Philip Vickers’ long and illustrious life included over 100 missions flying Spitfires for the Royal Canadian Air Force (RCAF) in World War Two; ten years on the stage, in TV and radio; forty five years as a sculptor; and, more recently, authoring his very exciting biography on his life as a youth in the Great Depression and his adventures in World War II.
He was born in Grand Rapids, Michigan but reared in Oklahoma City. After a couple years at the University of Oklahoma and armed with a new private pilot’s certificate, he headed to Canada to enlist when the U.S. wasn’t getting into the war quickly enough. After many harrowing episodes while training in Nova Scotia and Newfoundland, he headed to Great Britain to fly the elegant Spitfire, often as wingman to Johnny Johnson, England’s top scoring Ace.
After the war he spent some time as a commercial pilot for Commonwealth Aircraft before discovering The Stage in New York City. Opportunity took him back to London’s West End where he had a starring role in Damn Yankees, emceed shows for Bob Hope, and played with scores of the 1950’s top actors and actresses.
But then, in London, he found a hidden talent for sculpture which became his new passion. His early portraits of British fighter ace, Air Vice Marshall Johnny Johnson, French fashion designer, Hubert de Givenchy, and theatrical producer, Sir Barry Jackson, earned him an invitation to exhibit with the Royal Society of Portrait Sculptors, which led him to a position designing exhibits for the Smithsonian Institution in Washington, DC. In the early 1970s, he broke away to open his own sculpture studio in Bethesda, MD, where he also developed a new casting process which he eventually trademarked as “Matrix Metals.” Vickers created heroic-sized figures, relief sculpture, and portraits for the Smithsonian Institution, Air Force, and Canadian museums, as well as for architects and corporations.
In 1975, Vickers met another young sculptor/furniture maker, Barbara, who became his studio mate and wife.

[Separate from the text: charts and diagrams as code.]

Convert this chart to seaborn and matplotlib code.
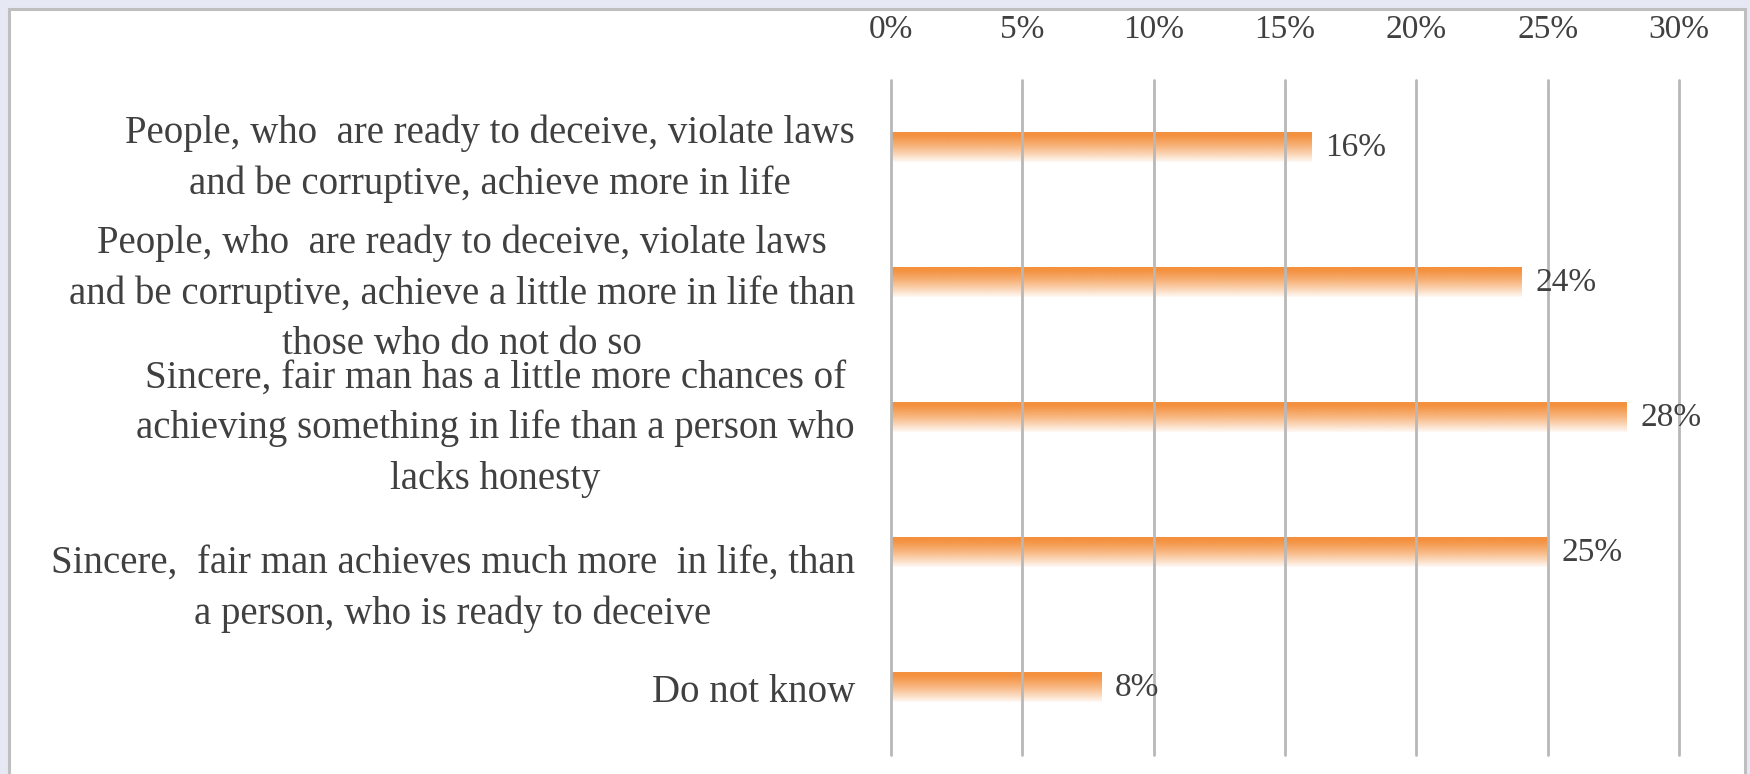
import numpy as np
import pandas as pd
import seaborn as sns
import matplotlib
matplotlib.use('Agg')
import matplotlib.pyplot as plt
from matplotlib.patches import Rectangle
from matplotlib.colors import to_rgb

categories = [
    'People, who  are ready to deceive, violate laws\nand be corruptive, achieve more in life',
    'People, who  are ready to deceive, violate laws\nand be corruptive, achieve a little more in life than\nthose who do not do so',
    'Sincere, fair man has a little more chances of\nachieving something in life than a person who\nlacks honesty',
    '\nSincere,  fair man achieves much more  in life, than\na person, who is ready to deceive',
    'Do not know',
]
shares = [16, 24, 28, 25, 8]
share_labels = ['16%', '24%', '28%', '25%', '8%']
ticks = [0, 5, 10, 15, 20, 25, 30]
tick_labels = ['0%', '5%', '10%', '15%', '20%', '25%', '30%']

df = pd.DataFrame({'category': categories, 'share': shares})

orange = '#F4913F'
text_col = '#404040'

sns.set_theme(style='white')
plt.rcParams['font.family'] = ['Liberation Serif', 'DejaVu Serif']

W, H = 1750, 774
fig = plt.figure(figsize=(W / 100, H / 100), dpi=100)
fig.patch.set_facecolor('#E6E8F4')

# white panel with grey frame (bottom edge runs off the figure)
panel = Rectangle((9 / W, -0.1), (1745 - 9) / W, 1.1 - 9 / H,
                  transform=fig.transFigure, facecolor='white',
                  edgecolor='#BFBFBF', linewidth=2.2, zorder=-1)
fig.patches.append(panel)

ax = fig.add_axes([891 / W, 19 / H, (1679 - 891) / W, 675 / H])
ax.set_zorder(1)
ax.patch.set_alpha(0)

sns.barplot(data=df, x='share', y='category', orient='h', ax=ax,
            width=0.215, color=orange, saturation=1)

# fade each bar from orange at the top to white at the bottom
r, g, b = to_rgb(orange)
t = np.linspace(0, 1, 200)
alpha = np.clip(1.05 - t ** 1.3, 0, 1)
grad = np.zeros((200, 1, 4))
grad[:, 0, 0], grad[:, 0, 1], grad[:, 0, 2] = r, g, b
grad[:, 0, 3] = alpha
for p in ax.patches:
    x0, y0, w, h = p.get_x(), p.get_y(), p.get_width(), p.get_height()
    p.set_facecolor('none')
    p.set_edgecolor('none')
    ax.imshow(grad, extent=(x0, x0 + w, y0 + h, y0), aspect='auto',
              interpolation='bilinear', zorder=1)

ax.set_xlim(0, 30)
ax.set_ylim(4.5, -0.5)

ax.bar_label(ax.containers[0], labels=share_labels, padding=10,
             fontsize=24, color=text_col)

ax.xaxis.tick_top()
ax.set_xticks(ticks)
ax.set_xticklabels(tick_labels, fontsize=24, color=text_col)
ax.set_yticks(range(len(categories)))
ax.set_yticklabels(categories, fontsize=28, color=text_col)
for lab in ax.get_yticklabels():
    lab.set_multialignment('center')
    lab.set_linespacing(1.47)
ax.tick_params(axis='x', length=0, pad=25)
ax.tick_params(axis='y', length=0, pad=26)
ax.set_xlabel('')
ax.set_ylabel('')

ax.grid(axis='x', color=(0.72, 0.72, 0.72, 0.72), linewidth=2.0)
ax.grid(axis='y', visible=False)
ax.set_axisbelow(False)
for gl in ax.xaxis.get_gridlines():
    gl.set_clip_on(False)
sns.despine(ax=ax, left=True, bottom=True, top=True, right=True)

fig.savefig('out.png', dpi=100, facecolor=fig.get_facecolor())
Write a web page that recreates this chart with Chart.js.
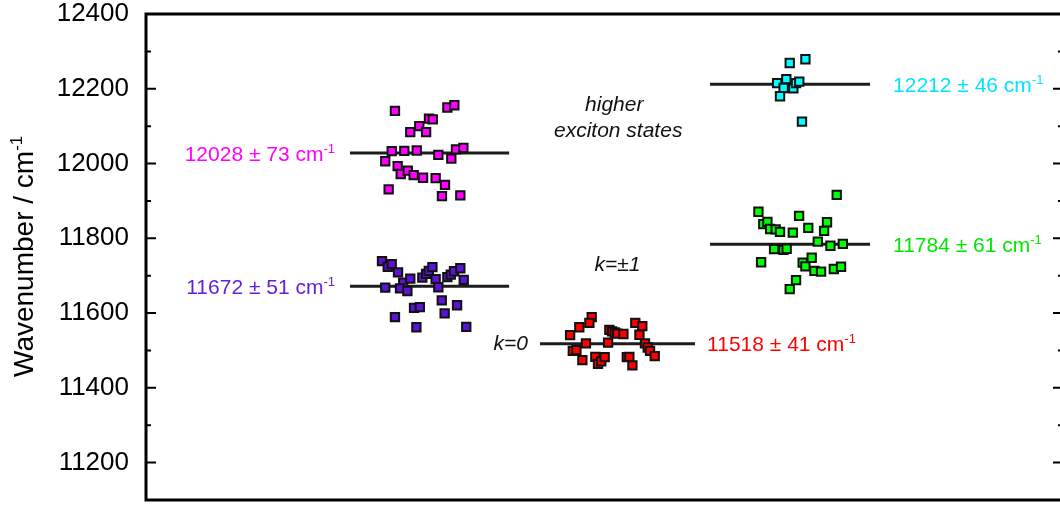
<!DOCTYPE html>
<html>
<head>
<meta charset="utf-8">
<script src="https://cdn.jsdelivr.net/npm/chart.js@4.4.1/dist/chart.umd.min.js"></script>
<style>
  html, body { margin: 0; padding: 0; overflow: hidden; background: #fff; }
  #wrap { width: 1070px; height: 505px; }
</style>
</head>
<body>
<div id="wrap"><canvas id="c" width="1070" height="505"></canvas></div>
<script>
// Transition energies (cm^-1) of single complexes, grouped by state.
// x is the column position (1, 2, 3) with a small horizontal spread.
const higherLeftX = [0.808,1.099,1.138,0.997,1.018,0.943,0.893,0.981,0.790,0.860,0.929,1.049,1.147,1.188,1.121,0.754,0.823,0.840,0.879,0.912,0.964,1.034,1.086,0.773,1.069,1.171];
const higherLeftY = [12141,12150,12156,12120,12118,12100,12084,12084,12033,12034,12035,12023,12038,12042,12013,12006,11993,11972,11981,11969,11962,11961,11943,11931,11913,11915];

const kpm1LeftX = [0.736,0.768,0.790,0.825,0.854,0.893,0.754,0.836,0.877,0.960,0.981,0.996,1.016,1.034,1.049,1.099,1.118,1.136,1.171,1.190,1.068,1.153,0.914,0.946,1.084,0.808,0.927,1.204];
const kpm1LeftY = [11739,11724,11731,11709,11681,11692,11668,11666,11659,11695,11705,11713,11723,11691,11669,11696,11703,11712,11720,11689,11634,11621,11614,11616,11599,11589,11562,11563];

const k0X = [1.901,1.888,1.832,1.781,1.999,2.014,2.029,2.043,2.077,2.143,2.182,2.166,1.869,1.992,2.197,2.212,2.225,2.251,1.796,1.816,1.849,1.921,1.936,1.954,1.973,2.096,2.110,2.127];
const k0Y = [11589,11574,11562,11541,11555,11551,11548,11545,11544,11574,11565,11542,11519,11521,11519,11508,11499,11485,11499,11501,11474,11483,11464,11471,11482,11482,11483,11460];

const higherRightX = [3.001,3.088,2.931,2.982,2.967,3.021,3.036,3.054,2.947,3.069];
const higherRightY = [12269,12279,12215,12226,12202,12201,12215,12219,12180,12112];

const kpm1RightX = [3.262,2.827,2.854,2.877,2.892,2.923,2.947,3.018,3.053,3.104,3.208,3.192,3.157,3.227,3.296,2.914,2.966,2.984,2.842,3.073,3.123,3.088,3.138,3.175,3.246,3.286,3.036,3.001];
const kpm1RightY = [11916,11871,11838,11844,11825,11824,11817,11815,11860,11828,11843,11820,11791,11780,11785,11771,11769,11772,11736,11735,11748,11725,11713,11711,11718,11724,11688,11664];

// Mean ± standard deviation of each group, and the column span of its mean line
const groupMeans = [12028, 11672, 11518, 12212, 11784];
const groupSD    = [73, 51, 41, 46, 61];
const meanFrom   = [0.558, 0.558, 1.614, 2.558, 2.558];
const meanTo     = [1.442, 1.442, 2.475, 3.447, 3.447];

// Axis range and tick labels
const yMin = 11100, yMax = 12400;
const yTickLabels = [11200, 11400, 11600, 11800, 12000, 12200, 12400];

const FONT = '"Liberation Sans", Arial, Helvetica, sans-serif';
const colors = ['#ff00ff', '#5b14d6', '#ff0000', '#00ffff', '#00ff00'];
const textColors = ['#ff00ff', '#6420dc', '#ff0000', '#00e4ff', '#00e800'];

const seriesX = [higherLeftX, kpm1LeftX, k0X, higherRightX, kpm1RightX];
const seriesY = [higherLeftY, kpm1LeftY, k0Y, higherRightY, kpm1RightY];

// Where the "mean ± sd" label sits: side of the line and column anchor
const labelPlacement = [
  { align: 'right', x: 0.475 },
  { align: 'right', x: 0.475 },
  { align: 'left',  x: 2.542 },
  { align: 'left',  x: 3.575 },
  { align: 'left',  x: 3.575 }
];

const datasets = [];
seriesX.forEach((xs, i) => {
  datasets.push({
    type: 'scatter',
    data: xs.map((x, j) => ({ x: x, y: seriesY[i][j] })),
    showLine: false,
    pointStyle: 'rect',
    pointRadius: 5.9,
    pointBackgroundColor: colors[i],
    pointBorderColor: '#111',
    pointBorderWidth: 2,
    order: 1
  });
});
groupMeans.forEach((m, i) => {
  datasets.push({
    type: 'line',
    data: [{ x: meanFrom[i], y: m }, { x: meanTo[i], y: m }],
    borderColor: '#1c1c1c',
    borderWidth: 3,
    pointRadius: 0,
    fill: false,
    order: 5
  });
});

// Box frame with inward major/minor ticks on both vertical sides
const framePlugin = {
  id: 'frame',
  afterDatasetsDraw(chart) {
    const { ctx, chartArea: a, scales: { y } } = chart;
    ctx.save();
    ctx.strokeStyle = '#000';
    ctx.lineWidth = 2;
    y.ticks.forEach(t => {
      const py = y.getPixelForValue(t.value);
      if (py <= a.top + 1 || py >= a.bottom - 1) return;
      const len = (t.value % 200 === 0) ? 10 : 5;
      ctx.beginPath();
      ctx.moveTo(a.left, py); ctx.lineTo(a.left + len, py);
      ctx.moveTo(a.right, py); ctx.lineTo(a.right - len, py);
      ctx.stroke();
    });
    ctx.lineWidth = 3;
    ctx.beginPath();
    ctx.moveTo(a.left, a.bottom);
    ctx.lineTo(a.left, a.top);
    ctx.lineTo(a.right, a.top);
    ctx.lineTo(a.right, a.bottom);
    ctx.closePath();
    ctx.stroke();
    ctx.restore();
  }
};

// Text with a raised "-1" exponent, anchored by alignment
function drawWithExponent(ctx, base, exp, x, yMid, size, color, align) {
  const supSize = Math.round(size * 0.62);
  ctx.fillStyle = color;
  ctx.textBaseline = 'alphabetic';
  ctx.font = size + 'px ' + FONT;
  const wBase = ctx.measureText(base).width;
  ctx.font = supSize + 'px ' + FONT;
  const wExp = ctx.measureText(exp).width;
  const left = align === 'right' ? x - wBase - wExp : x;
  const baseline = yMid + size * 0.36;
  ctx.textAlign = 'left';
  ctx.font = size + 'px ' + FONT;
  ctx.fillText(base, left, baseline);
  ctx.font = supSize + 'px ' + FONT;
  ctx.fillText(exp, left + wBase, baseline - size * 0.38);
}

const annotationPlugin = {
  id: 'annotations',
  afterDatasetsDraw(chart) {
    const { ctx, scales: { x, y } } = chart;
    ctx.save();
    // mean ± sd labels
    groupMeans.forEach((m, i) => {
      const p = labelPlacement[i];
      drawWithExponent(ctx, m + ' \u00b1 ' + groupSD[i] + ' cm', '-1',
        x.getPixelForValue(p.x), y.getPixelForValue(m), 21, textColors[i], p.align);
    });
    // state names
    ctx.fillStyle = '#111';
    ctx.font = 'italic 21px ' + FONT;
    ctx.textBaseline = 'middle';
    ctx.textAlign = 'center';
    ctx.fillText('higher', x.getPixelForValue(2.026), y.getPixelForValue(12157));
    ctx.fillText('exciton states', x.getPixelForValue(2.048), y.getPixelForValue(12087));
    ctx.fillText('k=\u00b11', x.getPixelForValue(2.044), y.getPixelForValue(11729));
    ctx.textAlign = 'right';
    ctx.fillText('k=0', x.getPixelForValue(1.547), y.getPixelForValue(11516));
    // y axis title, rotated
    ctx.translate(33, 377);
    ctx.rotate(-Math.PI / 2);
    ctx.textAlign = 'left';
    ctx.textBaseline = 'alphabetic';
    ctx.fillStyle = '#000';
    ctx.font = '28px ' + FONT;
    const t = 'Wavenumber / cm';
    ctx.fillText(t, 0, 0);
    const w = ctx.measureText(t).width;
    ctx.font = '17px ' + FONT;
    ctx.fillText('-1', w, -11);
    ctx.restore();
  }
};

new Chart(document.getElementById('c'), {
  type: 'scatter',
  data: { datasets: datasets },
  options: {
    responsive: false,
    animation: false,
    events: [],
    layout: { autoPadding: false, padding: { top: 14, bottom: 5, right: 7, left: 0 } },
    plugins: { legend: { display: false }, tooltip: { enabled: false } },
    scales: {
      x: { type: 'linear', display: false, min: -0.575, max: 4.519 },
      y: {
        type: 'linear', min: yMin, max: yMax,
        afterFit(scale) {
          scale.width = 146;
          scale.paddingTop = 0;
          scale.paddingBottom = 0;
        },
        grid: { display: false, drawTicks: false },
        border: { display: false },
        ticks: {
          stepSize: 100, autoSkip: false, padding: 17, color: '#000',
          font: { family: FONT, size: 26 },
          callback: v => yTickLabels.includes(v) ? String(v) : ''
        }
      }
    }
  },
  plugins: [framePlugin, annotationPlugin]
});
</script>
</body>
</html>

Together they created large exhibit sculpture such as an over-life size Uncle Sam, which has his self portrait for its face, for the Smithsonian Air and Space Museum. They also designed and constructed a three room cave complete with life size early man figures for the National Geographic Explorer’s Hall.
Research for the caves brought them to Arizona where they discovered Sedona and settled in 1979. During his 24 years in Sedona, the Southwest became the inspiration for Vickers’ new line of over 75 bas relief, over life-size Western portraits, abstracts and a new art form – landscape sculpture (in which he captured Southwest scenes in multi-colored metals). His sculpture has been featured in many art periodicals and galleries all around the Southwest and nation wide. Vickers’ work was in MATRIX™METALS limited editions, which allow thousands of people to enjoy his work in their homes even today.
Vickers did not want his casting method to disappear with him, so he wrote a manual, “Art You Can Create That Makes Money,” outlining the complete process. The manual is available in its entirety, for free on this website in PDF format, for use by all who wish to use it. Writing the manual, Vickers again discovered a new calling – writing.
At the time of his demise, he had just finished writing his memoir based on his life as a young man in the Great Depression and his adventurous World War II experiences. Phil turned out to be an exceptionally good writer with a tale of adventure that is difficult to put down. “Surviving Victory” is a story of survival: surviving an abusive father, surviving the Great Depression in the Oklahoma “Dust Bowl,” surviving for five days in a downed aircraft in heavy Nova Scotia snow, surviving 100+ operational flights over France, Belgium, Netherlands and Germany and, finally, figuring out how to survive the armistice with the enemy. It is emotional and riveting.
Now Philip Vickers’ “RCAF Pilot’s Flying Log Book” has been replicated in its entirety, as a companion book to “Surviving Victory.” It is a very legible, detailed and even artistic historical document.
Philip Vickers died at his home in Sedona, Arizona on June 16, 2003.
This website is dedicated to Philip Vickers’ three sons: Stephen, Mark and Christopher Vickers, Christopher’s wife, Helen (graphic artist for “Surviving Victory”) and daughter, Penelope.